# Start of EXTRACTED MATERIAL

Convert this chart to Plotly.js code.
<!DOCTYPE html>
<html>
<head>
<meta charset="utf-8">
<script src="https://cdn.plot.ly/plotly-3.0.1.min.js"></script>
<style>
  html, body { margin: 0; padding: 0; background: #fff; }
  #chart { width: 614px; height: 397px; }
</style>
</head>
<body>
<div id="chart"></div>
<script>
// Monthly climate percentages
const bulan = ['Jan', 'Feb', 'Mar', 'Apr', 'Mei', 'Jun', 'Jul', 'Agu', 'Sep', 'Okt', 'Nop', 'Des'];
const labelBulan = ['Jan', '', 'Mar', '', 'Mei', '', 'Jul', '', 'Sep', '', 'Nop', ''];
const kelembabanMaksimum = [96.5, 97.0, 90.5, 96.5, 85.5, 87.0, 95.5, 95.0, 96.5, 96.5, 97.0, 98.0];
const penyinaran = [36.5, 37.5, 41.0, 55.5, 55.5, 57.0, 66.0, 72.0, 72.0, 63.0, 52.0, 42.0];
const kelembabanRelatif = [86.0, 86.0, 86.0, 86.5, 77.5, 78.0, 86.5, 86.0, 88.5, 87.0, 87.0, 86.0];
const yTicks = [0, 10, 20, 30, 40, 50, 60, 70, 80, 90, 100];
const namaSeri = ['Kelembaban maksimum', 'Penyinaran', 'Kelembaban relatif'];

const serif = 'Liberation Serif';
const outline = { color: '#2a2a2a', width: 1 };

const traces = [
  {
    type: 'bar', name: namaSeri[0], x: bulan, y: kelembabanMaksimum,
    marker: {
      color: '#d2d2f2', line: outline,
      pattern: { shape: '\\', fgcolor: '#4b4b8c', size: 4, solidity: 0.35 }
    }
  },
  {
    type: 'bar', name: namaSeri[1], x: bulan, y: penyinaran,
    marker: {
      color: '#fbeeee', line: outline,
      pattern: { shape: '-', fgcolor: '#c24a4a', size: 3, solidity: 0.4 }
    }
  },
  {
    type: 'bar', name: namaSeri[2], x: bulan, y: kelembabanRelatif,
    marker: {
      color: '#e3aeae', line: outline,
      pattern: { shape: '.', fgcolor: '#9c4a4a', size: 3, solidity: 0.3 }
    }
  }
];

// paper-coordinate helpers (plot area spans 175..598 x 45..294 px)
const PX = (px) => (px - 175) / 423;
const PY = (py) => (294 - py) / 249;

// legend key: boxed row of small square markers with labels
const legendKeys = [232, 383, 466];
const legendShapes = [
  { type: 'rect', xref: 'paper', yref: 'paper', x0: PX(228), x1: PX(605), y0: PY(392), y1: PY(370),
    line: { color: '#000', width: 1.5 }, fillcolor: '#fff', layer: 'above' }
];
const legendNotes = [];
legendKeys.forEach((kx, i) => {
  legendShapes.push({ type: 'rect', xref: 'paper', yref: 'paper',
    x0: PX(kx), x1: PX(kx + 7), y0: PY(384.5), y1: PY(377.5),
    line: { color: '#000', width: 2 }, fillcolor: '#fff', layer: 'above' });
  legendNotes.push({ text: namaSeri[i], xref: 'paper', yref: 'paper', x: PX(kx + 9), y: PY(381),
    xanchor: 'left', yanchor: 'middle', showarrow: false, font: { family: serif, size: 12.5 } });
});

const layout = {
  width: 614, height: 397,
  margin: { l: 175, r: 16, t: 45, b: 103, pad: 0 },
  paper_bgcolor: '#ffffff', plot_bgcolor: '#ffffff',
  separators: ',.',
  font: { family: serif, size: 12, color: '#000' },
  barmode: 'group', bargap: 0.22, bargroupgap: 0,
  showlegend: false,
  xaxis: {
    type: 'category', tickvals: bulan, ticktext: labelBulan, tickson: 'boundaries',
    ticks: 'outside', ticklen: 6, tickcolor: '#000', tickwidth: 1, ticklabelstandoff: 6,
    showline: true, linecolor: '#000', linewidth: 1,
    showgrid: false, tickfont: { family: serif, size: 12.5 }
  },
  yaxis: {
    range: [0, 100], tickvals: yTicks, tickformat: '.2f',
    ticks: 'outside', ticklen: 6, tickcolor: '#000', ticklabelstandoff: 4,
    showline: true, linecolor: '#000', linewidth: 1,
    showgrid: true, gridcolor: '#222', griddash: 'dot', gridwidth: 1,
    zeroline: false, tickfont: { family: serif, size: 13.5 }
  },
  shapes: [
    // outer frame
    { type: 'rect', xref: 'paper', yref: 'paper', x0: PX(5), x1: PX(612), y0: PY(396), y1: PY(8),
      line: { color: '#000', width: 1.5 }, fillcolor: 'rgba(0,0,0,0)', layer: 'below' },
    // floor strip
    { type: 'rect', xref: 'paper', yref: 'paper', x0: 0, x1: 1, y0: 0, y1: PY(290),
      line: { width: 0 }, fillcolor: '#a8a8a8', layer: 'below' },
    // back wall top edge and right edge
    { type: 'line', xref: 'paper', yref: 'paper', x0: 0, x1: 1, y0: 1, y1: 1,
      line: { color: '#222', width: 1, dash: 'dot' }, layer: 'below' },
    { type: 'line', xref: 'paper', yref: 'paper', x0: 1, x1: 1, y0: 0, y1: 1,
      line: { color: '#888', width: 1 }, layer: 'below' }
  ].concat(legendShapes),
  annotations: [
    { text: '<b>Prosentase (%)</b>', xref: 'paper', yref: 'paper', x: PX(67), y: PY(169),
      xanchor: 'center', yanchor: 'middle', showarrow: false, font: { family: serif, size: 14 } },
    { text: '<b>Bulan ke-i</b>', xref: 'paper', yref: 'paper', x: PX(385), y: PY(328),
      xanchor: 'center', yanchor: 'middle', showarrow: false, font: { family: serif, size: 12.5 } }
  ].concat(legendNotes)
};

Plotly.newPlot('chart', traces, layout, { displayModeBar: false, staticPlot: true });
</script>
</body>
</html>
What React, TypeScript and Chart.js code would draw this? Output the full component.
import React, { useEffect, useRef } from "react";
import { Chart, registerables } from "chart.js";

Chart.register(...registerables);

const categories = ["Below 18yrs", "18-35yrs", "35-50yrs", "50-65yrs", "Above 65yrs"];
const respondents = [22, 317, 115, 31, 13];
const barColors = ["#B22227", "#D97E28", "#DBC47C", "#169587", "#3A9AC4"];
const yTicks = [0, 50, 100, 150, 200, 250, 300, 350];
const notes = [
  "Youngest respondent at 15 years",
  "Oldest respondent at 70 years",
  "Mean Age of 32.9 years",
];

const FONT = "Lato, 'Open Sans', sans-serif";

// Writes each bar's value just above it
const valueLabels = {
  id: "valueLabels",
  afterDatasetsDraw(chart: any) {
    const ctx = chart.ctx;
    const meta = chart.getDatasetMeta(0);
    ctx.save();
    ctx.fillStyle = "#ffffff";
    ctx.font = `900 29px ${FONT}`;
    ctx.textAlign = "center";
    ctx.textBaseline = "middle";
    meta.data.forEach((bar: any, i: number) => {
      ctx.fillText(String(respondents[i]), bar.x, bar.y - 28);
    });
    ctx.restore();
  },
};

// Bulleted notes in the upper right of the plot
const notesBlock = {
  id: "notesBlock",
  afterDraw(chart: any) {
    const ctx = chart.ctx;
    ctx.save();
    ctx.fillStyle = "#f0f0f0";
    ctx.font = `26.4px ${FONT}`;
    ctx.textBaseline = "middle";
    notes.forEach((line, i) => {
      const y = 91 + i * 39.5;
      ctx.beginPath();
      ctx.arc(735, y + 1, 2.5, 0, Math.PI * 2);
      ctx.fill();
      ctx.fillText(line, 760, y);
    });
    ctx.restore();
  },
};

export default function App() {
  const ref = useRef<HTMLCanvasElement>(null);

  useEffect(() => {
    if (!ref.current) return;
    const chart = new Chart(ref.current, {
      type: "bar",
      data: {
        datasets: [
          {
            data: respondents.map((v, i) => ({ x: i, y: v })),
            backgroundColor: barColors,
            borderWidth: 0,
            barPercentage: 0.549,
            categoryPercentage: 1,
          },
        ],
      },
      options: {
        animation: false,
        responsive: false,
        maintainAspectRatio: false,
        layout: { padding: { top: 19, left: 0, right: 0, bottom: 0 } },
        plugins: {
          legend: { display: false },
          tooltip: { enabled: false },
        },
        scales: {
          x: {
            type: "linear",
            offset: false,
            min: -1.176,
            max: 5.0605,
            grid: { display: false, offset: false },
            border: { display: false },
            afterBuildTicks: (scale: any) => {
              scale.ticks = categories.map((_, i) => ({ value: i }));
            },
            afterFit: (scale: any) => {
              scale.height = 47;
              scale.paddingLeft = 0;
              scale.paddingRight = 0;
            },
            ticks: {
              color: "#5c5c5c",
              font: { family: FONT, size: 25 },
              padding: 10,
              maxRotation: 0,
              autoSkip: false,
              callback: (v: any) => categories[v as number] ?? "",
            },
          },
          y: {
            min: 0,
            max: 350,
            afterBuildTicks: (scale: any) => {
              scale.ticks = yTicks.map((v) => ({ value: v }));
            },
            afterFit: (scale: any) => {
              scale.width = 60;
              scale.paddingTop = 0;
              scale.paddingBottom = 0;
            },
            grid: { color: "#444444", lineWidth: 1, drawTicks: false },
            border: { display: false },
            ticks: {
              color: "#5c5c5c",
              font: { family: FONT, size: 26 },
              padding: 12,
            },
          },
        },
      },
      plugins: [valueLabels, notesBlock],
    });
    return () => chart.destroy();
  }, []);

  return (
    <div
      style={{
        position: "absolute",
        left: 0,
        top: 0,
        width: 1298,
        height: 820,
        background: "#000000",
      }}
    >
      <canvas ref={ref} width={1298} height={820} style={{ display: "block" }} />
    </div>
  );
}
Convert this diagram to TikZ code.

# End of EXTRACTED MATERIAL

REQUEST:
Using the listing above, work out how many of its lines include "this", and give only the result.

CORRECT RESPONSE:
3